Амалия и Белое видение (Чэнь) - страница 160

Магда, после краткой паузы, прошла и села на подоконник, загородив половину света. Я теперь не видела ее лицо, только темный профиль с великолепно очерченным носом с горбинкой.

– Ты знаешь, сколько это стоит? – наконец сказала она. – Тем более что он его не только курит, а иногда и ест. Это называется у него экспериментом.

– А ты уже давно, видимо, догадываешься, что есть такие люди, для которых деньги – не очень большая проблема? – ответила я.

– Давно, – кратко подтвердила она. – В тебе нет страха.

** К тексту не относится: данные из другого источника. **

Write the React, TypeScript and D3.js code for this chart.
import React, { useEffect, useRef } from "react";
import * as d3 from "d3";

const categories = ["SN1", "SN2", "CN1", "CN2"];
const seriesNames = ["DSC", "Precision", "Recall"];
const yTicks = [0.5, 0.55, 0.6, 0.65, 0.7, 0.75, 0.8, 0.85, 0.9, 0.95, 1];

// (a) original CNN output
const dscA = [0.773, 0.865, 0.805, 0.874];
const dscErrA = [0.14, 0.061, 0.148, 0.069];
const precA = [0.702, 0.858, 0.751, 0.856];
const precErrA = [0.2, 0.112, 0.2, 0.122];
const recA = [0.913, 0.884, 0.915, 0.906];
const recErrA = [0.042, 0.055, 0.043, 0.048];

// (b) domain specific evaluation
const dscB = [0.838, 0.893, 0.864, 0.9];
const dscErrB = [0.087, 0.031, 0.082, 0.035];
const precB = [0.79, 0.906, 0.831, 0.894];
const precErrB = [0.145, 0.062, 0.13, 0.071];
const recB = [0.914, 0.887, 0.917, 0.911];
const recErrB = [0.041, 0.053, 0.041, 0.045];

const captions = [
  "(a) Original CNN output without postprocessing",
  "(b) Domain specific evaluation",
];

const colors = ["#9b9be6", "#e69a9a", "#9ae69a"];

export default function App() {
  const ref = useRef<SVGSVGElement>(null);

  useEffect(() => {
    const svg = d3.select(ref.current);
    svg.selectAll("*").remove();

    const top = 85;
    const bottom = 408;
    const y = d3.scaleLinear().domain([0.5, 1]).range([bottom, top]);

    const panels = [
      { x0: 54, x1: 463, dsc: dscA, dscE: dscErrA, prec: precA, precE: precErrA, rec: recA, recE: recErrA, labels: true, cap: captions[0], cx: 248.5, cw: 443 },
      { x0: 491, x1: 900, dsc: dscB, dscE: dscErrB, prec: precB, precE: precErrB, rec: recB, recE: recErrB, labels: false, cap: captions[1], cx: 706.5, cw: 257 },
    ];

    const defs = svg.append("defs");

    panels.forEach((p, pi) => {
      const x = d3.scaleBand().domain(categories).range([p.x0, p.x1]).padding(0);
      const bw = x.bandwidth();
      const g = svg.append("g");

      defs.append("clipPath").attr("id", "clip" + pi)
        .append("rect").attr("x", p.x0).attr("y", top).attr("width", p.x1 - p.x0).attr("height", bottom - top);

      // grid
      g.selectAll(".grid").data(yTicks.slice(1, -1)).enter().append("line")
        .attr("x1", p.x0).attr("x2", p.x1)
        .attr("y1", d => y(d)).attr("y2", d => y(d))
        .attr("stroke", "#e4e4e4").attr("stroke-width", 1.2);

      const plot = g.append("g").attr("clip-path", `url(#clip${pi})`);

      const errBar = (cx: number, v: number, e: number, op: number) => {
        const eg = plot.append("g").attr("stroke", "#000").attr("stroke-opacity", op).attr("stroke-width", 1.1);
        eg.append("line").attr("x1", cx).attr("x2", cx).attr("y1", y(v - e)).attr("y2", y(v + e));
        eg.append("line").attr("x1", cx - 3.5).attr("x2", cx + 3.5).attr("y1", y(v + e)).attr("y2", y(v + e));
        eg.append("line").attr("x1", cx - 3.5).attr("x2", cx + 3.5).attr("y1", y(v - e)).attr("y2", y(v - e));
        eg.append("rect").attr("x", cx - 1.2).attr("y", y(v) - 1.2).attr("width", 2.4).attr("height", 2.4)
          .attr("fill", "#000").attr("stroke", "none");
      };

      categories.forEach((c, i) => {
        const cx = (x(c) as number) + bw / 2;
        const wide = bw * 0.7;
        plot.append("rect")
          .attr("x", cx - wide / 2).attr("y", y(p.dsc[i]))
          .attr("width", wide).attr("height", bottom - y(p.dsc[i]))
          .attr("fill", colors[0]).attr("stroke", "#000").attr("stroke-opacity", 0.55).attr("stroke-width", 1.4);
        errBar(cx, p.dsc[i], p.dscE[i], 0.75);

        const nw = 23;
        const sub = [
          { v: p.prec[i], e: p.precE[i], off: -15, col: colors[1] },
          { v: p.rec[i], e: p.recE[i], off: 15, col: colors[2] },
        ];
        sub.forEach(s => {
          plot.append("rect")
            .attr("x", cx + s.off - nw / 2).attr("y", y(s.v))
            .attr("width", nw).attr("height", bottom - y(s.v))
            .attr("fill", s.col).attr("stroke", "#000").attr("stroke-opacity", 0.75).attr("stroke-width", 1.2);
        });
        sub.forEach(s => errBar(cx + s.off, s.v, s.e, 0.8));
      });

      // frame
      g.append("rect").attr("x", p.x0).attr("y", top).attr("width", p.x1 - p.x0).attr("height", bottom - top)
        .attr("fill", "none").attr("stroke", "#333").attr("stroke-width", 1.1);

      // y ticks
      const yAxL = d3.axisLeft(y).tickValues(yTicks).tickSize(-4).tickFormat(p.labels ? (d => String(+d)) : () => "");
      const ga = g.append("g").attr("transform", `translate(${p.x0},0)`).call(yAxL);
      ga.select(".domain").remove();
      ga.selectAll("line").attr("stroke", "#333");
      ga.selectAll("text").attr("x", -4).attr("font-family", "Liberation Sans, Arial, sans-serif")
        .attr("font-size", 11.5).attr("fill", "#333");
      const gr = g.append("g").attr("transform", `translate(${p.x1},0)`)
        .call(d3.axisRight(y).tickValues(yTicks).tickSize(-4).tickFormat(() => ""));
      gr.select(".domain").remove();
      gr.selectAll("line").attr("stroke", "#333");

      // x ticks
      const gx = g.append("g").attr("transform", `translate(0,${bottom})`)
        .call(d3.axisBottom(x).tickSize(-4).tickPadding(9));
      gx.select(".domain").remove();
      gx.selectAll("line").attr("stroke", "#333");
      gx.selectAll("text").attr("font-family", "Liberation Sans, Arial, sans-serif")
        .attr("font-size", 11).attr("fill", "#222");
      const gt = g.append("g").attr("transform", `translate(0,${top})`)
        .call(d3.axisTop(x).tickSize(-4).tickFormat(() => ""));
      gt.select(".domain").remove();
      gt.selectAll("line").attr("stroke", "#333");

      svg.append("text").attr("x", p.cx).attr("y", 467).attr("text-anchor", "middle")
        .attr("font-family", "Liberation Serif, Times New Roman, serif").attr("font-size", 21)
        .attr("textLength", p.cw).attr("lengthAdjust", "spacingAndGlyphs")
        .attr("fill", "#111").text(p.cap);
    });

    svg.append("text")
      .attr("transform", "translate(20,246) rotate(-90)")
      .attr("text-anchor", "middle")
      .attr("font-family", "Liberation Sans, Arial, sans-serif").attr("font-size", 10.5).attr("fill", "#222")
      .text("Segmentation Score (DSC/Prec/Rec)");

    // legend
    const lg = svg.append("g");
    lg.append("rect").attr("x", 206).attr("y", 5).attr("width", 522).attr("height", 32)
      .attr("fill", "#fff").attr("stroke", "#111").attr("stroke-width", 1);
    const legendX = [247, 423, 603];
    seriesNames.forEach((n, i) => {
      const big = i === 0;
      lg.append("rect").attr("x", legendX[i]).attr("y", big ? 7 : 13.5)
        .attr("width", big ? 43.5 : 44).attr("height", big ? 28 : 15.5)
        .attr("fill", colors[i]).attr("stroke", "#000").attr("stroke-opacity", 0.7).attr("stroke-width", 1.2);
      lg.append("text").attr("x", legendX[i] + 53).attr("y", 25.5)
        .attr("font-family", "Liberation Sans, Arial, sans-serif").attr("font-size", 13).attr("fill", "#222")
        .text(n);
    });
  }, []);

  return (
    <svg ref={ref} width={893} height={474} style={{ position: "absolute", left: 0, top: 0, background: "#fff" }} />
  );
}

Это такой вот весьма характерный признак наличия денег. И потом, все это время, пока я здесь работаю, хозяин ни разу не появлялся. А ты безвылазно здесь. Сделать выводы нетрудно. Что ты мне хочешь сказать про китайских врачей?

– Что они есть. Что если Тони захочет вылечиться, они помогут. Помогут ему, в его борьбе. Если он будет бороться.

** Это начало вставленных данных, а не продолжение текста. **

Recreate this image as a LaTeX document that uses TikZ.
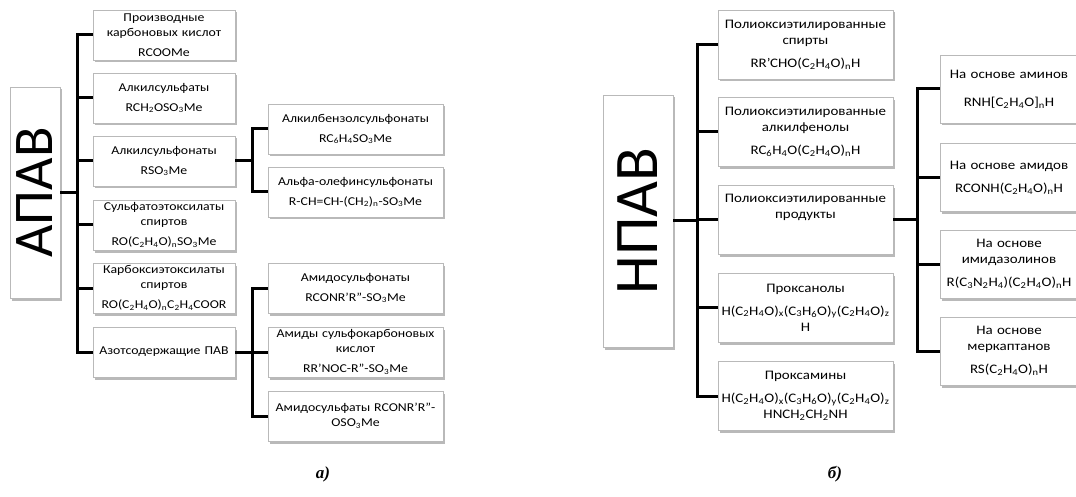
\documentclass[tikz,border=0pt]{standalone}
\usepackage{fontspec}
\setmainfont{Carlito}[FakeStretch=1.15]
\newfontfamily\titlefont{Carlito}
\newfontfamily\capfont{Liberation Serif}
\usetikzlibrary{shadows}
\newcommand{\sbs}[1]{\textsubscript{#1}}
\newcommand{\lf}{\\[5pt]}
\newcommand{\lfr}{\\[7pt]}

\tikzset{
  box/.style={draw=gray!55, line width=0.8pt, fill=white, align=center,
    inner sep=1pt,
    drop shadow={shadow xshift=2pt, shadow yshift=-2.5pt, fill=black!50, opacity=.55}},
  leftbox/.style={box, font=\fontsize{12}{15}\selectfont, minimum height=50pt},
  rightbox/.style={box, font=\fontsize{13}{16}\selectfont},
  title/.style={rotate=90, font=\titlefont\fontsize{56}{60}\selectfont},
  link/.style={line width=3pt},
  caption/.style={font=\capfont\bfseries\itshape\fontsize{17}{20}\selectfont}
}

\begin{document}
\begin{tikzpicture}[x=1pt,y=-1pt]
\useasboundingbox (0,0) rectangle (1076,497);

% anionic surfactants
\node[box, minimum width=50pt, minimum height=211pt] (apav) at (35,192.5) {};
\node[title] (apavtxt) at (apav) {АПАВ};
\coordinate (ta) at (77,192.5);

\begin{scope}[every node/.style={leftbox, text width=140pt}]
  \node (a1) at (164,35) {Производные\\карбоновых кислот\lf RCOOMe};
  \node (a2) at (164,98) {Алкилсульфаты\lf RCH\sbs{2}OSO\sbs{3}Me};
  \node (a3) at (164,161) {Алкилсульфонаты\lf RSO\sbs{3}Me};
  \node (a4) at (164,225) {Сульфатоэтоксилаты\\спиртов\lf RO(C\sbs{2}H\sbs{4}O)\sbs{n}SO\sbs{3}Me};
  \node (a5) at (164,288) {Карбоксиэтоксилаты\\спиртов\lf \makebox[\linewidth]{RO(C\sbs{2}H\sbs{4}O)\sbs{n}C\sbs{2}H\sbs{4}COOR}};
  \node (a6) at (164,352) {Азотсодержащие ПАВ};
\end{scope}

\begin{scope}[every node/.style={leftbox, text width=173pt}]
  \node (b1) at (355.5,129) {Алкилбензолсульфонаты\lf RC\sbs{6}H\sbs{4}SO\sbs{3}Me};
  \node (b2) at (355.5,192) {Альфа-олефинсульфонаты\lf R-CH=CH-(CH\sbs{2})\sbs{n}-SO\sbs{3}Me};
  \node (c1) at (355.5,288) {Амидосульфонаты\lf RCONR'R''-SO\sbs{3}Me};
  \node (c2) at (355.5,352) {Амиды сульфокарбоновых\\кислот\lf RR'NOC-R''-SO\sbs{3}Me};
  \node (c3) at (355.5,416) {\makebox[\linewidth]{Амидосульфаты RCONR'R''-}\\OSO\sbs{3}Me};
\end{scope}
\coordinate (tb) at (252,161);
\coordinate (tc) at (252,352);

\draw[link] (apav) -- (ta);
\foreach \n in {a1,a2,a3,a4,a5,a6}
  \draw[link] (\n.west) -| (ta);
\foreach \n in {b1,b2}
  \draw[link] (\n.west) -| (tb) -- (a3.east);
\foreach \n in {c1,c2,c3}
  \draw[link] (\n.west) -| (tc) -- (a6.east);

\node[caption] (capa) at (323,474) {а)};

% nonionic surfactants
\node[box, minimum width=70pt, minimum height=252pt] (npav) at (638,221) {};
\node[title, font=\titlefont\fontsize{62}{66}\selectfont] (npavtxt) at (npav) {НПАВ};
\coordinate (tn) at (697,221);

\begin{scope}[every node/.style={rightbox, text width=173pt, minimum height=69pt}]
  \node (n1) at (805.5,44.5) {Полиоксиэтилированные\\спирты\lfr RR'CHO(C\sbs{2}H\sbs{4}O)\sbs{n}H};
  \node (n2) at (805.5,132) {Полиоксиэтилированные\\алкилфенолы\lfr RC\sbs{6}H\sbs{4}O(C\sbs{2}H\sbs{4}O)\sbs{n}H};
  \node (n3) at (805.5,220) {Полиоксиэтилированные\\продукты\lfr\strut};
  \node (n4) at (805.5,307.5) {Проксанолы\lfr \makebox[\linewidth]{H(C\sbs{2}H\sbs{4}O)\sbs{x}(C\sbs{3}H\sbs{6}O)\sbs{y}(C\sbs{2}H\sbs{4}O)\sbs{z}}\\H};
  \node (n5) at (805.5,396) {Проксамины\lfr \makebox[\linewidth]{H(C\sbs{2}H\sbs{4}O)\sbs{x}(C\sbs{3}H\sbs{6}O)\sbs{y}(C\sbs{2}H\sbs{4}O)\sbs{z}}\\HNCH\sbs{2}CH\sbs{2}NH};
\end{scope}

\begin{scope}[every node/.style={rightbox, text width=136pt, minimum height=68pt}]
  \node (m1) at (1009,89) {На основе аминов\\[12pt]RNH[C\sbs{2}H\sbs{4}O]\sbs{n}H};
  \node (m2) at (1009,177.5) {На основе амидов\lfr RCONH(C\sbs{2}H\sbs{4}O)\sbs{n}H};
  \node (m3) at (1009,264) {На основе\\имидазолинов\lfr \makebox[\linewidth]{R(C\sbs{3}N\sbs{2}H\sbs{4})(C\sbs{2}H\sbs{4}O)\sbs{n}H}};
  \node (m4) at (1009,351) {На основе\\меркаптанов\lfr RS(C\sbs{2}H\sbs{4}O)\sbs{n}H};
\end{scope}
\coordinate (tm) at (917,220);

\draw[link] (npav) -- (tn);
\foreach \n in {n1,n2,n3,n4,n5}
  \draw[link] (\n.west) -| (tn);
\foreach \n in {m1,m2,m3,m4}
  \draw[link] (\n.west) -| (tm) -- (n3.east);

\node[caption] (capb) at (835,474) {б)};
\end{tikzpicture}
\end{document}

Магда молчала и не шевелилась.

– Магда, скажи, сколько раз тебе хотелось его бросить?

Долгая пауза, хохот снизу. Кто-то пробует первые аккорды «Поросят» – спотыкаясь, ошибаясь – явно не Тони.

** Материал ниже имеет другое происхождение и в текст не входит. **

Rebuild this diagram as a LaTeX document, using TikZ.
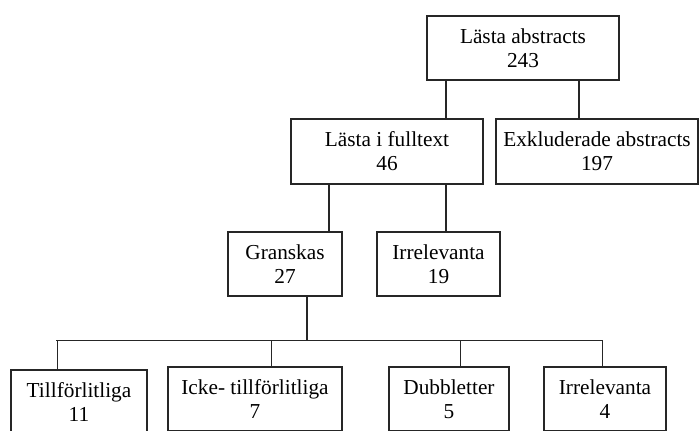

– Сколько раз? – прозвучал ее тихий бас. – Сейчас мне хочется сказать, что ни одного. Хотя на самом деле… Хорошо, я кое-что расскажу. Не буду вспоминать, что со мной творилось после Чикаго, и Сан-Франциско, и лайнера в Гонконг, на котором я играла за еду и каюту. Но вот пришла последняя точка. Под названием Чунцин. Не тот, в котором я сейчас живу. А настоящий. Китайский. Черт знает где, на пути в Бангкок, где меня вроде как ждал контракт в их великолепном «Ориентле», без «Истерна». Но я не доехала. Какой там был год, двадцать пятый? Власть в Китае непонятно чья. Чунцин… огромный, жуткий город. Дым, вонь, кругом миллионы людей, и все китайцы. Я лежу и трясусь, как подыхающая собака, на грязной кровати какого-то отеля. Название не помню, хоть убей. Лежу и знаю, что все – приехала, да и пора бы, молодости никакой, и это мягко говоря. Вещь не новая, подержанная, и так далее. Что со мной было – черт знает, лихорадка местного происхождения. Китаец с отстриженной косичкой уже отказывается выносить мой ночной горшок. И тут – открываю глаза, вижу над собой очки и шнурок, бородку без всякой еще седины. Меня моют спиртовым раствором. Моет мужчина. С которым мы неделю назад всего-то выпили по паре джинчиков в каком-то местном баре. Закрываю глаза: пусть моет, черт с ним. Открываю. Ночь, мужчина курит сигару в окошко, поит меня какой-то липкой китайской дрянью, типа лекарства, подает чистый горшок, начинает развлекать меня разговорами на странные темы типа того, что Чунцин еще иногда называется Чун Кингом, но это неправильно, это только на южных диалектах. Что диалекты эти ведут к жуткой путанице, когда не разберешь, как кого зовут. Например, этот злобный выскочка Чан Кайши на самом деле не Чан, не Кай и не Ши, а вообще Цзян Чжунчжэн – видишь, я до сих пор помню. Что в Шанхае не умеют готовить лапшу, за лапшой надо ехать в какой-то городок черт знает где. И так далее. Закрываю глаза. Открываю – он здесь, спит в кресле. На вид очень даже мил, даже с открытым ртом. А мне тепло и вообще неплохо.